Items listed in a dataset
## BEGIN

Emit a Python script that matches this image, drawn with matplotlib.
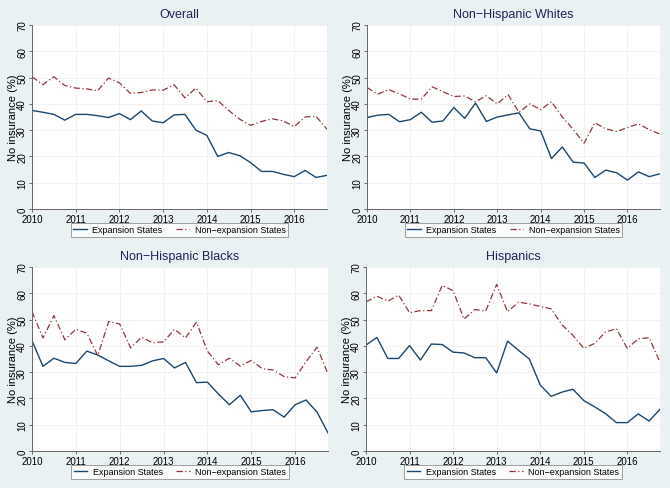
import matplotlib
matplotlib.use("Agg")
import matplotlib.pyplot as plt
import numpy as np

plt.rcParams["font.family"] = ["Liberation Sans", "DejaVu Sans"]

# quarterly observations, 2010q1 .. 2016q4
quarters = [2010 + i * 0.25 for i in range(28)]

overall_exp = [37.5, 36.8, 36.0, 33.8, 36.0, 36.0, 35.5, 34.8, 36.3, 34.0, 37.3, 33.5,
               32.8, 35.8, 36.0, 30.0, 28.0, 20.0, 21.5, 20.3, 17.7, 14.3, 14.3, 13.2,
               12.3, 14.7, 12.0, 12.8]
overall_non = [50.3, 47.3, 50.3, 47.0, 46.0, 45.7, 45.0, 49.8, 48.0, 44.0, 44.3, 45.3,
               45.2, 47.3, 42.3, 46.0, 40.8, 41.3, 37.5, 34.2, 31.8, 33.3, 34.3, 33.5,
               31.3, 35.0, 35.3, 30.3]

white_exp = [34.8, 35.7, 36.0, 33.2, 34.0, 36.8, 33.0, 33.5, 38.6, 34.5, 40.3, 33.3,
             35.0, 35.8, 36.6, 30.5, 29.7, 19.2, 23.6, 17.8, 17.5, 12.0, 14.8, 13.8,
             11.0, 14.1, 12.3, 13.4]
white_non = [46.2, 43.7, 45.4, 43.8, 41.8, 41.8, 46.5, 44.6, 42.8, 43.0, 40.8, 43.1,
             40.0, 43.5, 36.8, 40.0, 37.8, 40.8, 35.0, 30.3, 25.0, 32.8, 30.5, 29.5,
             31.0, 32.4, 30.2, 28.5]

black_exp = [42.0, 32.2, 35.3, 33.7, 33.3, 38.0, 36.5, 34.3, 32.2, 32.2, 32.6, 34.3,
             35.2, 31.6, 33.7, 26.0, 26.2, 21.7, 17.6, 21.2, 14.9, 15.4, 15.7, 12.9,
             17.6, 19.4, 14.8, 6.9]
black_non = [53.0, 43.0, 51.5, 42.3, 46.3, 44.8, 36.3, 49.3, 48.3, 39.2, 43.3, 41.2,
             41.5, 46.3, 43.0, 49.0, 38.0, 32.8, 35.3, 32.3, 34.5, 31.3, 30.8, 28.3,
             27.8, 34.0, 39.5, 29.3]

hisp_exp = [40.3, 43.2, 35.2, 35.2, 40.1, 34.6, 40.7, 40.5, 37.6, 37.3, 35.5, 35.5,
            29.7, 41.8, 38.3, 35.0, 25.1, 20.8, 22.4, 23.5, 19.2, 16.8, 14.2, 10.8,
            10.8, 14.1, 11.4, 15.9]
hisp_non = [56.7, 58.9, 57.0, 59.3, 52.6, 53.4, 53.4, 63.0, 61.0, 50.2, 53.8, 53.3,
            63.4, 53.0, 56.6, 56.0, 55.0, 54.1, 48.0, 44.0, 39.1, 40.9, 45.3, 46.5,
            39.0, 42.7, 43.1, 33.8]

panels = [
    ("Overall", overall_exp, overall_non),
    ("Non\u2212Hispanic Whites", white_exp, white_non),
    ("Non\u2212Hispanic Blacks", black_exp, black_non),
    ("Hispanics", hisp_exp, hisp_non),
]

year_ticks = [2010, 2011, 2012, 2013, 2014, 2015, 2016]
y_ticks = [0, 10, 20, 30, 40, 50, 60, 70]

BG = "#eaf1f3"
EXP_COL = "#1a476f"
NON_COL = "#90353b"
TITLE_COL = "#1e2456"

W, H = 670, 489
fig = plt.figure(figsize=(W / 100, H / 100), dpi=100, facecolor=BG)

# plot-area boxes in pixels: (left, top, width, height)
boxes = [(32, 26, 295, 184), (367, 26, 293, 184),
         (32, 268, 296, 184), (366, 268, 294, 184)]

for (title, exp, non), (l, t, w, h) in zip(panels, boxes):
    ax = fig.add_axes([l / W, 1 - (t + h) / H, w / W, h / H])
    ax.set_facecolor("white")
    ax.plot(quarters, exp, color=EXP_COL, lw=1.0, label="Expansion States")
    ax.plot(quarters, non, color=NON_COL, lw=0.9, dashes=(5, 2, 1, 2),
            label="Non\u2212expansion States")
    ax.set_xlim(2010, 2016.75)
    ax.set_ylim(0, 70)
    ax.set_xticks(year_ticks)
    ax.set_yticks(y_ticks)
    ax.set_yticklabels([str(v) for v in y_ticks], rotation=90, va="center")
    ax.tick_params(labelsize=7, length=2.5, width=0.6, color="#555555", pad=1)
    ax.grid(color="#f0f0f0", lw=0.6)
    ax.set_axisbelow(True)
    for s in ("top", "right"):
        ax.spines[s].set_visible(False)
    for s in ("left", "bottom"):
        ax.spines[s].set_color("#666666")
        ax.spines[s].set_linewidth(0.7)
    ax.set_ylabel("No insurance (%)", fontsize=8)
    ax.yaxis.set_label_coords(-14 / w, 0.5)
    ax.set_title(title, fontsize=9, color=TITLE_COL, pad=6)
    leg = ax.legend(loc="upper center", bbox_to_anchor=(0.5, -0.05), ncol=2,
                    fontsize=6.5, frameon=True, fancybox=False, handlelength=1.5,
                    columnspacing=1.5, borderpad=0.3, handletextpad=0.6)
    leg.get_frame().set_edgecolor("#777777")
    leg.get_frame().set_linewidth(0.6)

fig.savefig("out.png", dpi=100, facecolor=BG)
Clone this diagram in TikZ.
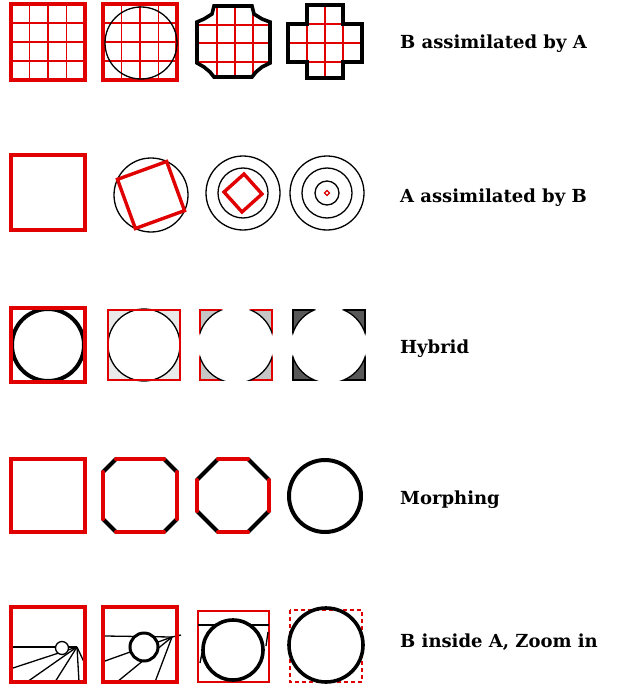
\documentclass[tikz,border=0pt]{standalone}
\usepackage{fontspec}
\setmainfont{DejaVu Serif}
\usepackage{tikz}
\definecolor{shapered}{RGB}{225,0,0}
\definecolor{lightfill}{RGB}{234,234,234}
\definecolor{midfill}{RGB}{198,198,198}
\definecolor{darkfill}{RGB}{88,88,88}

\begin{document}
\begin{tikzpicture}[
    x=1pt, y=-1pt,
    redframe/.style={draw=shapered, line width=4pt},
    thinframe/.style={draw=shapered, line width=1.6pt},
    gridline/.style={draw=shapered, line width=1.8pt},
    blackedge/.style={draw=black, line width=3.6pt},
    thinline/.style={draw=black, line width=1.3pt},
    rededge/.style={draw=shapered, line width=4pt, line cap=round},
    chamfer/.style={draw=black, line width=4pt, line cap=round},
    rowlabel/.style={anchor=west, inner sep=0pt,
                     font=\fontsize{18}{22}\selectfont\bfseries}
  ]
  \useasboundingbox (0,0) rectangle (619,687);

  %% Row 1: B assimilated by A
  \foreach \i in {1,2,3}{
    \draw[gridline] ({11+18.5*\i},4) -- ({11+18.5*\i},80);
    \draw[gridline] (11,{4+19*\i}) -- (85,{4+19*\i});
    \draw[gridline] ({103+18.5*\i},4) -- ({103+18.5*\i},80);
    \draw[gridline] (103,{4+19*\i}) -- (177,{4+19*\i});
  }
  \draw[redframe] (11,4) rectangle (85,80);
  \draw[redframe] (103,4) rectangle (177,80);
  \draw[thinline] (141,43) circle [radius=36];

  \begin{scope}
    \clip (214,6) -- (252,6) -- (254,14) -- (262,19) -- (270,22) -- (270,63)
      -- (262,67) -- (256,72) -- (252,77) -- (214,77) -- (210,72) -- (204,67)
      -- (197,63) -- (197,22) -- (204,19) -- (212,14) -- cycle;
    \foreach \v in {217,235,253}{
      \draw[gridline] (\v,0) -- (\v,85);
    }
    \foreach \h in {25,43,62}{
      \draw[gridline] (190,\h) -- (275,\h);
    }
  \end{scope}
  \draw[blackedge] (214,6) -- (252,6) -- (254,14) -- (262,19) -- (270,22)
    -- (270,63) -- (262,67) -- (256,72) -- (252,77) -- (214,77) -- (210,72)
    -- (204,67) -- (197,63) -- (197,22) -- (204,19) -- (212,14) -- cycle;

  \begin{scope}
    \clip (307,5) -- (343,5) -- (343,24) -- (362,24) -- (362,62) -- (343,62)
      -- (343,78) -- (307,78) -- (307,62) -- (288,62) -- (288,24) -- (307,24)
      -- cycle;
    \foreach \v in {307,325,343}{
      \draw[gridline] (\v,0) -- (\v,85);
    }
    \foreach \h in {24,43,62}{
      \draw[gridline] (285,\h) -- (365,\h);
    }
  \end{scope}
  \draw[blackedge] (307,5) -- (343,5) -- (343,24) -- (362,24) -- (362,62)
    -- (343,62) -- (343,78) -- (307,78) -- (307,62) -- (288,62) -- (288,24)
    -- (307,24) -- cycle;

  \node[rowlabel] (lblBA) at (400,44) {B assimilated by A};

  %% Row 2: A assimilated by B
  \draw[redframe] (11,155) rectangle (85,230);

  \coordinate (cB) at (151,195);
  \draw[thinline] (cB) circle [radius=37];
  \draw[redframe, line width=3.4pt] ([shift={(25:37)}]cB) -- ([shift={(115:37)}]cB)
    -- ([shift={(205:37)}]cB) -- ([shift={(295:37)}]cB) -- cycle;

  \coordinate (cC) at (243,193);
  \draw[thinline] (cC) circle [radius=37];
  \draw[thinline] (cC) circle [radius=25];
  \draw[redframe, line width=3.4pt] ([shift={(3:19)}]cC) -- ([shift={(93:19)}]cC)
    -- ([shift={(183:19)}]cC) -- ([shift={(273:19)}]cC) -- cycle;

  \coordinate (cD) at (327,193);
  \foreach \r in {37,25,12}{
    \draw[thinline] (cD) circle [radius=\r];
  }
  \draw[shapered, line width=1.2pt] ([shift={(0:2.5)}]cD) -- ([shift={(90:2.5)}]cD)
    -- ([shift={(180:2.5)}]cD) -- ([shift={(270:2.5)}]cD) -- cycle;

  \node[rowlabel] (lblAB) at (400,198) {A assimilated by B};

  %% Row 3: Hybrid
  \draw[blackedge, line width=4pt] (48,345) circle [radius=36];
  \draw[redframe] (11,308) rectangle (85,382);

  \fill[lightfill] (108,310) rectangle (180,380);
  \fill[white] (144,345) circle [radius=36];
  \draw[thinline] (144,345) circle [radius=36];
  \draw[thinframe] (108,310) rectangle (180,380);

  \fill[midfill] (200,310) rectangle (272,380);
  \draw[thinframe] (200,310) rectangle (272,380);
  \fill[white] (236,345) circle [radius=38];
  \begin{scope}
    \clip (200,310) rectangle (272,380);
    \draw[thinline] (236,345) circle [radius=38];
  \end{scope}

  \fill[darkfill] (293,310) rectangle (365,380);
  \draw[thinline] (293,310) rectangle (365,380);
  \fill[white] (329,345) circle [radius=38];
  \begin{scope}
    \clip (293,310) rectangle (365,380);
    \draw[thinline] (329,345) circle [radius=38];
  \end{scope}

  \node[rowlabel] (lblHy) at (400,349) {Hybrid};

  %% Row 4: Morphing
  \draw[redframe] (11,459) rectangle (85,532);

  \draw[chamfer] (103,472) -- (116,459);
  \draw[chamfer] (164,459) -- (177,472);
  \draw[chamfer] (177,519) -- (164,532);
  \draw[chamfer] (116,532) -- (103,519);
  \draw[rededge] (116,459) -- (164,459);
  \draw[rededge] (177,472) -- (177,519);
  \draw[rededge] (164,532) -- (116,532);
  \draw[rededge] (103,519) -- (103,472);

  \draw[chamfer] (197,480) -- (218,459);
  \draw[chamfer] (248,459) -- (269,480);
  \draw[chamfer] (269,511) -- (248,532);
  \draw[chamfer] (218,532) -- (197,511);
  \draw[rededge] (218,459) -- (248,459);
  \draw[rededge] (269,480) -- (269,511);
  \draw[rededge] (248,532) -- (218,532);
  \draw[rededge] (197,511) -- (197,480);

  \draw[blackedge, line width=4pt] (325,496) circle [radius=36];

  \node[rowlabel] (lblMo) at (400,500) {Morphing};

  %% Row 5: B inside A, Zoom in
  \coordinate (apexA) at (77,647);
  \foreach \e in {(13,668),(27,682),(55,682),(79,682),(84,662)}{
    \draw[thinline] (apexA) -- \e;
  }
  \draw[thinline] (13,647) -- (apexA);
  \draw[thinline, fill=white] (62,648) circle [radius=6.5];
  \draw[redframe] (11,607) rectangle (85,682);

  \coordinate (apexB) at (172,637);
  \foreach \e in {(105,661),(117,682),(155,682)}{
    \draw[thinline] (apexB) -- \e;
  }
  \draw[thinline] (105,636) -- (apexB) -- (181,635);
  \draw[blackedge, line width=3pt, fill=white] (144,647) circle [radius=14];
  \draw[redframe] (103,607) rectangle (177,682);

  \draw[thinframe] (198,611) rectangle (269,682);
  \draw[thinline] (198,625) -- (269,625);
  \draw[thinline] (200,663) -- (203,648);
  \draw[thinline] (266,646) -- (268,632);
  \draw[blackedge, fill=white] (233,650) circle [radius=30];

  \draw[thinframe, line width=2.2pt, dash pattern=on 4pt off 3pt]
    (290,610) rectangle (362,682);
  \draw[blackedge] (326,645) circle [radius=37];

  \node[rowlabel] (lblZo) at (400,642) {B inside A, Zoom in};

\end{tikzpicture}
\end{document}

## END

*Short exercise*
Identify each line holding the string "matplotlib", and copy it out.

*Exercise output*
Emit a Python script that matches this image, drawn with matplotlib.
import matplotlib
matplotlib.use("Agg")
import matplotlib.pyplot as plt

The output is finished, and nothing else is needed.